Someone asked just today about Xenon lenses on Rolleis. AFAIK they were
never used, at least on production cameras. The Xenon is a fast Biotar (six
or seven element) lens. Most of them are f/2 or f/1.5 lenses for 35mm still
cameras and motion picture cameras.
There is one Rollei which used an f/2.8 Zeiss Biometar, a five element
lens similar (maybe identical) to the five element Planar but made at the
Jena factory and reputedly of excellent quality.
The advantage of a Biometar, Planar, or Xenotar is that its performance
is better when near wide open. Tessar type lenses have considerable coma
until stopped down about two stops from maximum. The more complex lenses
also do better when stopped down but are better near wide open.
Triotars, and other Cooke type triplets, tend to have over all spherical
aberration which results in a somewhat soft focus effect until stopped down
maybe three stops. The Tessar is condiderably better this way although a
good Triplet (and the Triotar was a good one) are quite sharp at around f/11.
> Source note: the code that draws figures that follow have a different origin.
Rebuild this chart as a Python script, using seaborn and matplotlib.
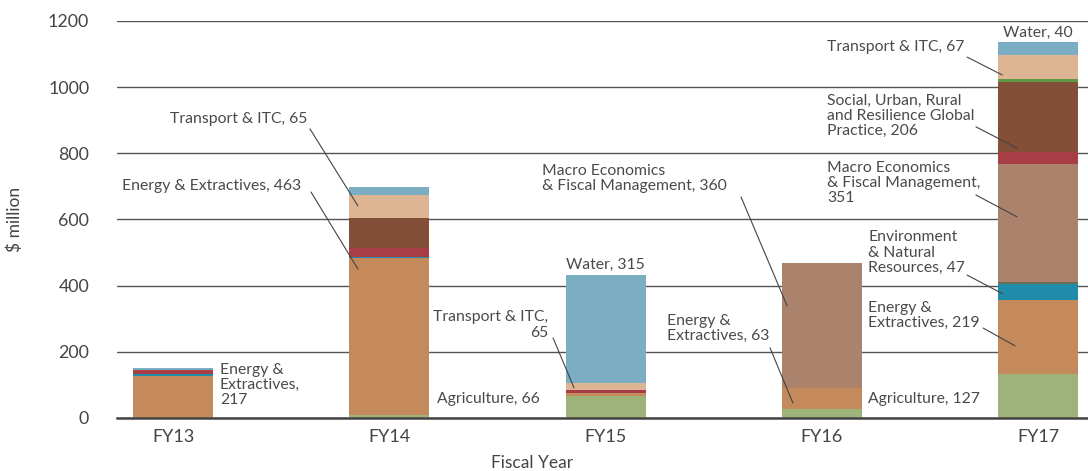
import numpy as np
import pandas as pd
import matplotlib
matplotlib.use("Agg")
import matplotlib.pyplot as plt
import seaborn as sns

# fiscal years and values ($ million) per practice
years        = ["FY13", "FY14", "FY15", "FY16", "FY17"]
agriculture  = [0, 8, 68, 26, 133]
energy       = [128, 475, 9, 64, 224]
environment  = [4, 5, 0, 0, 48]
finance      = [0, 0, 0, 0, 5]
macro        = [0, 0, 0, 378, 358]
poverty      = [12, 25, 8, 0, 35]
social_urban = [0, 91, 0, 0, 213]
trade        = [0, 0, 0, 0, 9]
transport    = [0, 69, 22, 0, 73]
water        = [6, 25, 325, 0, 39]

practices = ["Agriculture", "Energy & Extractives", "Environment & Natural Resources",
             "Finance & Markets", "Macro Economics & Fiscal Management", "Poverty",
             "Social, Urban, Rural and Resilience", "Trade & Competitiveness",
             "Transport & ITC", "Water"]
series = [agriculture, energy, environment, finance, macro, poverty,
          social_urban, trade, transport, water]
colors = ["#9db37a", "#c58a5b", "#1f8caa", "#6b6c50", "#ab836d", "#a83e45",
          "#844f39", "#5f9a45", "#deb592", "#7badc3"]

# annotations: text, text position, alignment, leader line (start, end) in data units
labels = [
    ("Energy &\nExtractives,\n217", (0.217, 100), "left", None),
    ("Transport & ITC, 65", (-0.014, 904), "left", ((0.633, 874), (0.855, 641))),
    ("Energy & Extractives, 463", (-0.236, 701), "left", ((0.638, 683), (0.855, 450))),
    ("Agriculture, 66", (1.220, 57), "left", None),
    ("Transport & ITC,\n65", (1.734, 281), "right", ((1.757, 242), (1.854, 91))),
    ("Water, 315", (2.0, 462), "center", None),
    ("Macro Economics\n& Fiscal Management, 360", (1.706, 724), "left", ((2.626, 668), (2.839, 339))),
    ("Energy &\nExtractives, 63", (2.284, 271), "left", ((2.760, 212), (2.866, 45))),
    ("Agriculture, 127", (3.213, 57), "left", None),
    ("Water, 40", (4.0, 1164), "center", None),
    ("Transport & ITC, 67", (3.024, 1121), "left", ((3.671, 1091), (3.833, 1037))),
    ("Social, Urban, Rural\nand Resilience Global\nPractice, 206", (3.024, 913), "left", ((3.712, 880), (3.902, 816))),
    ("Macro Economics\n& Fiscal Management,\n351", (3.024, 710), "left", ((3.712, 674), (3.902, 608))),
    ("Environment\n& Natural\nResources, 47", (3.213, 500), "left", ((3.671, 432), (3.837, 375))),
    ("Energy &\nExtractives, 219", (3.213, 310), "left", ((3.745, 272), (3.893, 218))),
]

sns.set_theme(style="white")
plt.rcParams["font.family"] = ["Lato", "DejaVu Sans"]

df = pd.DataFrame(dict(zip(practices, series)), index=years)
cum = df.cumsum(axis=1)

fig = plt.figure(figsize=(10.88, 4.71), dpi=100)
ax = fig.add_axes([117 / 1088, 1 - 418 / 471, 1 - 117 / 1088, 397 / 471])

# stacked bars: draw cumulative totals from the top layer down
for name, c in reversed(list(zip(practices, colors))):
    d = pd.DataFrame({"year": years, "value": cum[name].values})
    sns.barplot(data=d, x="year", y="value", order=years, color=c, saturation=1,
                width=0.37, errorbar=None, linewidth=0, ax=ax)

ax.set_xlim(-0.259, 4.23)
ax.set_ylim(0, 1200)
ax.set_yticks(np.arange(0, 1201, 200))
ax.set_axisbelow(True)
ax.yaxis.grid(True, color="#555555", lw=1)
ax.xaxis.grid(False)
for s in ["left", "right", "top"]:
    ax.spines[s].set_visible(False)
ax.spines["bottom"].set_color("#444444")
ax.spines["bottom"].set_linewidth(1.8)
ax.tick_params(axis="y", length=0, pad=20, labelsize=12.8, labelcolor="#444444")
ax.tick_params(axis="x", length=0, pad=8, labelsize=13, labelcolor="#444444")
ax.set_ylabel("$ million", fontsize=12.5, color="#444444")
ax.set_xlabel("Fiscal Year", fontsize=12.5, color="#444444")
ax.yaxis.set_label_coords(-0.097, 0.5)
ax.xaxis.set_label_coords(0.427, -0.092)

for text, pos, ha, line in labels:
    ax.text(pos[0], pos[1], text, ha=ha, va="center", fontsize=11.3,
            color="#4a4a4a", linespacing=1.1)
    if line:
        (x0, y0), (x1, y1) = line
        ax.plot([x0, x1], [y0, y1], color="#444444", lw=0.8)

fig.savefig("out.png", dpi=100)
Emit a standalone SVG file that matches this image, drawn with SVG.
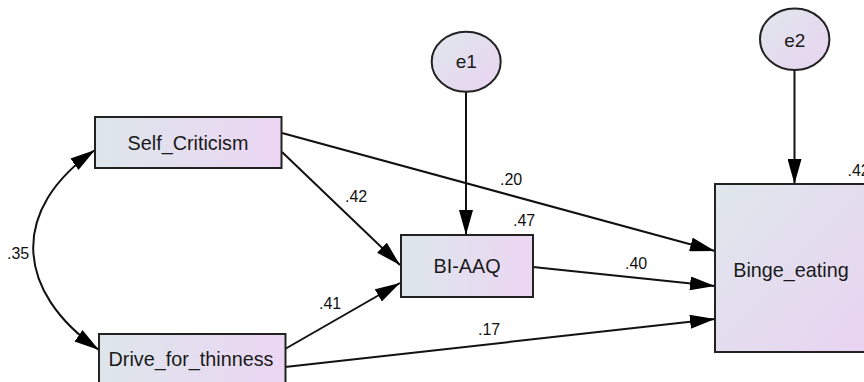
<svg xmlns="http://www.w3.org/2000/svg" width="864" height="382" viewBox="0 0 864 382">
<style>
.box{stroke:#222;stroke-width:2}
.node{font-family:"Liberation Sans",Arial,sans-serif;font-size:19.8px;fill:#1a1a1a;text-anchor:middle}
.lbl{font-family:"Liberation Sans",Arial,sans-serif;font-size:16px;fill:#111}
.con{stroke:#111;stroke-width:2;fill:none;marker-end:url(#ah)}
</style>
<defs>
<linearGradient id="gh" x1="0" y1="0" x2="1" y2="0">
<stop offset="0" stop-color="#dde6eb"/>
<stop offset="1" stop-color="#ecd6f3"/>
</linearGradient>
<linearGradient id="gd" x1="0" y1="0" x2="1" y2="1">
<stop offset="0" stop-color="#dfe7ec"/>
<stop offset="1" stop-color="#e9d3f1"/>
</linearGradient>
<marker id="ah" markerUnits="userSpaceOnUse" markerWidth="25" markerHeight="14" refX="25" refY="7" orient="auto-start-reverse" viewBox="0 0 25 14">
<path d="M0,0 L25,7 L0,14 z" fill="#000"/>
</marker>
</defs>
<g id="connectors">
<path class="con" d="M282,133 L715,251"/>
<path class="con" d="M282,152 L400,265"/>
<path class="con" d="M285,349 L400,283"/>
<path class="con" d="M285,367 L715,319"/>
<path class="con" d="M533,267 L715,286"/>
<path class="con" d="M466,92 L466,235"/>
<path class="con" d="M794.5,70 L794.5,184"/>
<path class="con" d="M95,150 C10,209 14,291 99,350" style="marker-start:url(#ah)"/>
<text class="lbl" x="7" y="259">.35</text>
<text class="lbl" x="345" y="201.5">.42</text>
<text class="lbl" x="500" y="185">.20</text>
<text class="lbl" x="625" y="269">.40</text>
<text class="lbl" x="319" y="309">.41</text>
<text class="lbl" x="478" y="335">.17</text>
</g>
<g id="Self_Criticism">
<rect class="box" x="95" y="117" width="186.5" height="51" fill="url(#gh)"/>
<text class="node" x="188" y="149.5">Self_Criticism</text>
</g>
<g id="Drive_for_thinness">
<rect class="box" x="99" y="334" width="186.5" height="51" fill="url(#gh)"/>
<text class="node" x="191" y="366">Drive_for_thinness</text>
</g>
<g id="BI-AAQ">
<rect class="box" x="401" y="235" width="132" height="62" fill="url(#gh)"/>
<text class="node" x="467" y="273">BI-AAQ</text>
<text class="lbl" x="513" y="226">.47</text>
</g>
<g id="Binge_eating">
<rect class="box" x="715" y="184" width="152" height="168" fill="url(#gd)"/>
<text class="node" x="791" y="277">Binge_eating</text>
<text class="lbl" x="847.5" y="176">.42</text>
</g>
<g id="e1">
<ellipse class="box" cx="466.2" cy="61.7" rx="34.5" ry="30" fill="url(#gd)"/>
<text class="node" x="466.2" y="67.5" style="font-size:19px">e1</text>
</g>
<g id="e2">
<ellipse class="box" cx="794.7" cy="39.2" rx="34.7" ry="30.8" fill="url(#gd)"/>
<text class="node" x="794.7" y="46.5" style="font-size:19px">e2</text>
</g>
</svg>
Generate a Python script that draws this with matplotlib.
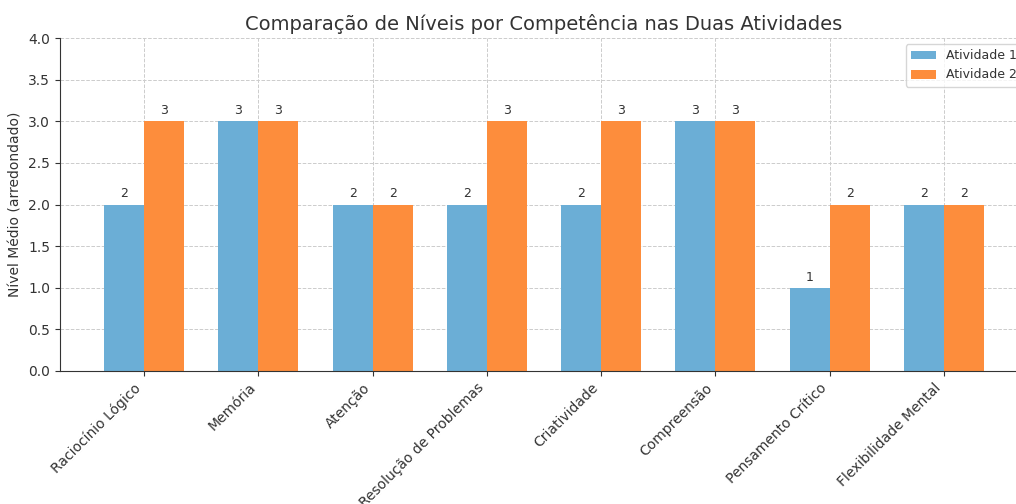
import numpy as np
import matplotlib
matplotlib.use('Agg')
import matplotlib.pyplot as plt

competencias = ['Raciocínio Lógico', 'Memória', 'Atenção', 'Resolução de Problemas',
                'Criatividade', 'Compreensão', 'Pensamento Crítico', 'Flexibilidade Mental']
atividade1 = [2, 3, 2, 2, 2, 3, 1, 2]
atividade2 = [3, 3, 2, 3, 3, 3, 2, 2]

plt.rcParams['text.color'] = '#333333'
plt.rcParams['axes.labelcolor'] = '#333333'
plt.rcParams['xtick.color'] = '#333333'
plt.rcParams['ytick.color'] = '#333333'

fig = plt.figure(figsize=(10.16, 5.04), dpi=100)
ax = fig.add_axes([60/1016, 133/504, 968/1016, 333/504])

x = np.arange(len(competencias))
w = 0.35
b1 = ax.bar(x - w/2, atividade1, w, label='Atividade 1', color='#6baed6')
b2 = ax.bar(x + w/2, atividade2, w, label='Atividade 2', color='#fd8d3c')

for bars in (b1, b2):
    for b in bars:
        ax.text(b.get_x() + b.get_width()/2, b.get_height() + 0.05, str(int(b.get_height())),
                ha='center', va='bottom', fontsize=9)

ax.set_ylim(0, 4)
ax.set_yticks(np.arange(0, 4.01, 0.5))
ax.set_xticks(x)
ax.set_xticklabels(competencias, rotation=45, ha='right', rotation_mode='default', fontsize=10)
ax.tick_params(axis='y', labelsize=10)
ax.set_ylabel('Nível Médio (arredondado)', fontsize=10)
ax.set_title('Comparação de Níveis por Competência nas Duas Atividades', fontsize=14)
ax.grid(True, linestyle='--', color='#cccccc', linewidth=0.7)
ax.set_axisbelow(True)
for s in ['top', 'right']:
    ax.spines[s].set_visible(False)
ax.spines['left'].set_color('#333333')
ax.spines['bottom'].set_color('#333333')
ax.legend(loc='upper right', fontsize=9)

fig.savefig('out.png', dpi=100)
If Rollei did use a Xenon on other than a 35mm camera I would sure like
to know. I've managed to hide the appropriate volume of Prochnow from
myself (or else the Pixies are looking at it) so I can't double check.
BTW, I strongly suspect the Pixies since I found a long lost jack knife
this morning. They tend to trade things back and fourth. The Pixies who
hang around here are probably interested in photography and like to read my
books. I don't mind as long as I get them back. I have no idea of what they
needed the knife for but it was in good condition when returned.